12.7 Compliance With Other Laws and Regulations. Notwithstanding anything contained herein to the contrary, the Company shall not be required to sell or issue shares of Common Stock under any Restricted Stock Award if the issuance thereof would constitute a violation by the Participant or the Company of any provisions of any law or regulation of any governmental authority or any national securities exchange or inter-dealer quotation system or other forum in which shares of Common Stock are quoted or traded (including without limitation Section 16 of the Exchange Act); and, as a condition of any sale or issuance of shares of Common Stock under a Restricted Stock Award, the Committee may require such agreements or undertakings, if any, as the Committee may deem necessary or advisable to assure compliance with any such law or regulation. The Plan, the grant and exercise of Restricted Stock Awards hereunder, and the obligation of the Company to sell and deliver shares of Common Stock, shall be subject to all applicable federal and state laws, rules and regulations and to such approvals by any government or regulatory agency as may be required.

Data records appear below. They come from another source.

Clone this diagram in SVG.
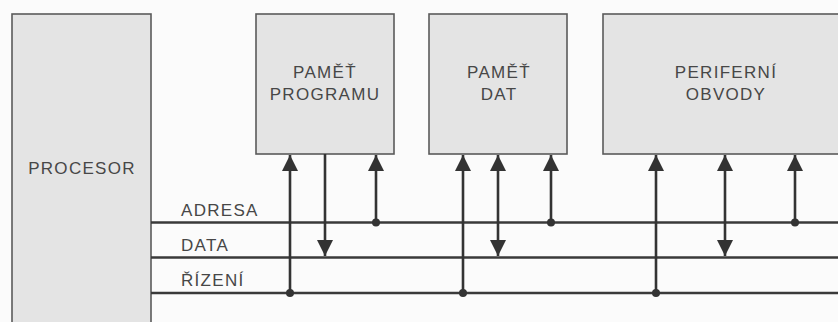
<svg xmlns="http://www.w3.org/2000/svg" width="838" height="322" viewBox="0 0 838 322">
<style>
.box{fill:#e4e4e4;stroke:#5a5a5a;stroke-width:1.6}
.t{font-family:"Liberation Sans",Arial,sans-serif;font-size:17px;fill:#474747;letter-spacing:1.3px}
.bus{stroke:#3a3a3a;stroke-width:2.6;fill:none}
.v{stroke:#333;stroke-width:2.6;fill:none}
.dot{fill:#333}
</style>
<defs>
<marker id="ah" viewBox="0 0 16 16" refX="16" refY="8" markerWidth="16" markerHeight="16" markerUnits="userSpaceOnUse" orient="auto">
<path d="M0,0 L16,8 L0,16 Z" fill="#333"/>
</marker>
<marker id="as" viewBox="0 0 16 16" refX="0" refY="8" markerWidth="16" markerHeight="16" markerUnits="userSpaceOnUse" orient="auto">
<path d="M16,0 L0,8 L16,16 Z" fill="#333"/>
</marker>
</defs>
<rect width="838" height="322" fill="#fbfbfb"/>
<g id="procesor">
<rect class="box" x="12" y="14" width="139" height="320"/>
<text class="t" x="82" y="174" text-anchor="middle">PROCESOR</text>
</g>
<g id="pamet-programu">
<rect class="box" x="256" y="14" width="138" height="140"/>
<text class="t" x="325" y="78" text-anchor="middle">PAMĚŤ</text>
<text class="t" x="325" y="100" text-anchor="middle">PROGRAMU</text>
</g>
<g id="pamet-dat">
<rect class="box" x="429" y="14" width="138" height="140"/>
<text class="t" x="499" y="78" text-anchor="middle">PAMĚŤ</text>
<text class="t" x="499" y="100" text-anchor="middle">DAT</text>
</g>
<g id="periferni-obvody">
<rect class="box" x="603" y="14" width="250" height="140"/>
<text class="t" x="726" y="78" text-anchor="middle">PERIFERNÍ</text>
<text class="t" x="726" y="100" text-anchor="middle">OBVODY</text>
</g>
<g id="connectors">
<line class="bus" x1="151" y1="222.5" x2="838" y2="222.5"/>
<line class="bus" x1="151" y1="257.5" x2="838" y2="257.5"/>
<line class="bus" x1="151" y1="293" x2="838" y2="293"/>
<text class="t" x="181" y="216" font-size="16">ADRESA</text>
<text class="t" x="181" y="251" font-size="16">DATA</text>
<text class="t" x="181" y="286" font-size="16">ŘÍZENÍ</text>
<line class="v" x1="290" y1="293" x2="290" y2="155" marker-end="url(#ah)"/>
<line class="v" x1="325" y1="154" x2="325" y2="256" marker-end="url(#ah)"/>
<line class="v" x1="376" y1="222.5" x2="376" y2="155" marker-end="url(#ah)"/>
<line class="v" x1="463" y1="293" x2="463" y2="155" marker-end="url(#ah)"/>
<line class="v" x1="498" y1="256" x2="498" y2="155" marker-start="url(#as)" marker-end="url(#ah)"/>
<line class="v" x1="551" y1="222.5" x2="551" y2="155" marker-end="url(#ah)"/>
<line class="v" x1="656" y1="293" x2="656" y2="155" marker-end="url(#ah)"/>
<line class="v" x1="725" y1="256" x2="725" y2="155" marker-start="url(#as)" marker-end="url(#ah)"/>
<line class="v" x1="795" y1="222.5" x2="795" y2="155" marker-end="url(#ah)"/>
<circle class="dot" cx="290" cy="293" r="4"/>
<circle class="dot" cx="376" cy="222.5" r="4"/>
<circle class="dot" cx="463" cy="293" r="4"/>
<circle class="dot" cx="551" cy="222.5" r="4"/>
<circle class="dot" cx="656" cy="293" r="4"/>
<circle class="dot" cx="795" cy="222.5" r="4"/>
</g>
</svg>
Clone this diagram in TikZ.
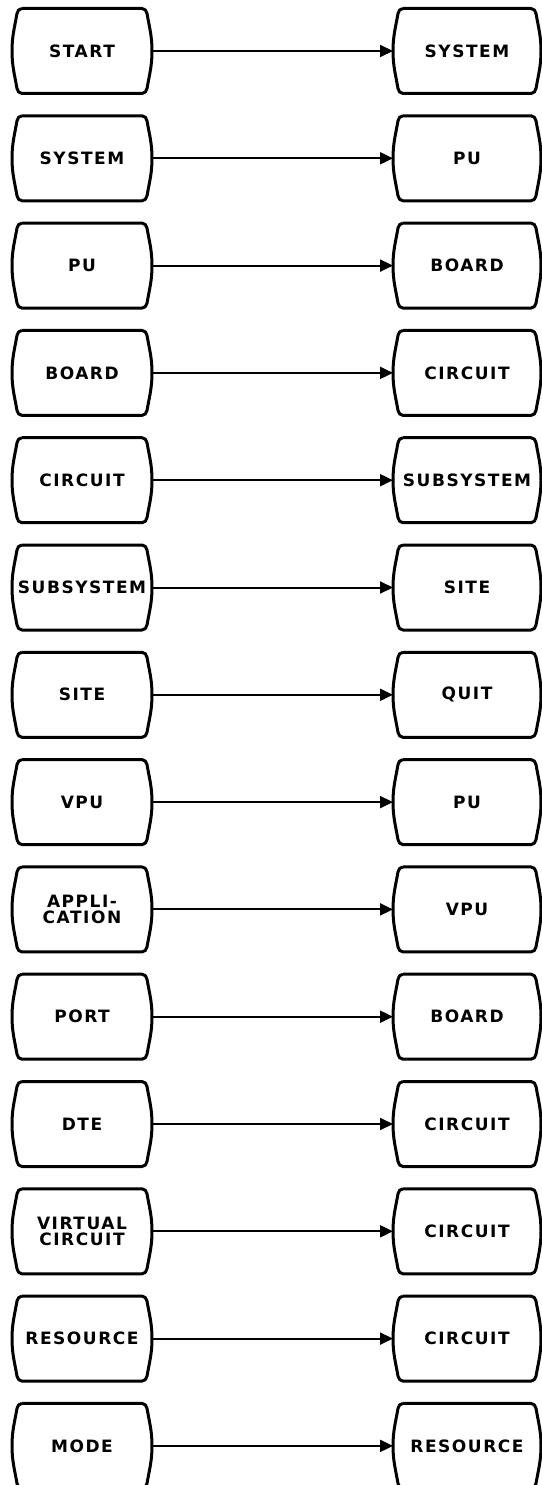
\documentclass[tikz,border=0pt]{standalone}
\usepackage{fontspec}
\newfontfamily\boxfont[LetterSpace=9]{DejaVu Sans}
\usetikzlibrary{arrows.meta}
% barrel shaped outline round a named node
\newcommand\barrel[1]{%
  \draw[line width=3pt,line join=round]
    ([xshift=10pt]#1.north west) -- ([xshift=-10pt]#1.north east)
    to[out=0,in=100] ([xshift=-5pt,yshift=-5pt]#1.north east)
    to[out=-80,in=90] (#1.east)
    to[out=-90,in=80] ([xshift=-5pt,yshift=5pt]#1.south east)
    to[out=-100,in=0] ([xshift=-10pt]#1.south east)
    -- ([xshift=10pt]#1.south west)
    to[out=180,in=-80] ([xshift=5pt,yshift=5pt]#1.south west)
    to[out=100,in=-90] (#1.west)
    to[out=90,in=-100] ([xshift=5pt,yshift=-5pt]#1.north west)
    to[out=80,in=180] ([xshift=10pt]#1.north west);}

\begin{document}
\begin{tikzpicture}[x=1pt,y=1pt,>={Triangle[length=13pt,width=12pt]},
  b/.style={minimum height=85pt,inner sep=0pt,outer sep=0pt,align=center,
    font=\boxfont\bfseries\fontsize{17}{16}\selectfont},
  lb/.style={b,minimum width=140pt},
  rb/.style={b,minimum width=148pt}]
\useasboundingbox[fill=white] (0,0) rectangle (541,-1485);
\foreach \a/\c [count=\i] in {START/SYSTEM,SYSTEM/PU,PU/BOARD,BOARD/CIRCUIT,
    CIRCUIT/SUBSYSTEM,SUBSYSTEM/SITE,SITE/QUIT,VPU/PU,{APPLI-\\CATION}/VPU,
    PORT/BOARD,DTE/CIRCUIT,{VIRTUAL\\CIRCUIT}/CIRCUIT,RESOURCE/CIRCUIT,
    MODE/RESOURCE}{
  \node[lb] (l\i) at (82,{-51-(\i-1)*107.3}) {\a};
  \node[rb] (r\i) at (467,{-51-(\i-1)*107.3}) {\c};
  \barrel{l\i} \barrel{r\i}
  \draw[->,line width=2pt] (l\i.east) -- (r\i.west);
}
\end{tikzpicture}
\end{document}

12.8 Legend. Each certificate representing shares of Restricted Stock issued to a Participant shall bear the following legend, or a similar legend deemed by the Company to constitute an appropriate notice of the provisions hereof (any such certificate not having such legend shall be surrendered upon demand by the Company and so endorsed):

On the face of the certificate:

“Transfer of this stock is restricted in accordance with conditions printed on the reverse of this certificate.”

On the reverse:

“The shares of stock evidenced by this certificate are subject to and transferable only in accordance with that certain CEC Entertainment, Inc. 2004 Restricted Stock Plan and the related Restricted Stock Agreement, copies of which are on file at the principal office of the Company in Irving, Texas. No transfer or pledge of the shares evidenced hereby may be made except in accordance with and subject to the provisions of said Plan and Agreement. By acceptance of this certificate, any holder, transferee or pledgee hereof agrees to be bound by all of the provisions of said Plan and Agreement.”

The following legend shall be inserted on a certificate evidencing Common Stock issued under the Plan if the shares were not issued in a transaction registered under the applicable federal and state securities laws:

“Shares of stock represented by this certificate have been acquired by the holder for investment and not for resale, transfer or distribution, have been issued pursuant to exemptions from the registration requirements of applicable state and federal securities laws, and may not be offered for sale, sold or transferred other than pursuant to effective registration under such laws, or in transactions otherwise in compliance with such laws, and upon evidence satisfactory to the Company of compliance with such laws, as to which the Company may rely upon an opinion of counsel satisfactory to the Company.”

A copy of this Plan shall be kept on file in the principal office of the Company in Irving, Texas.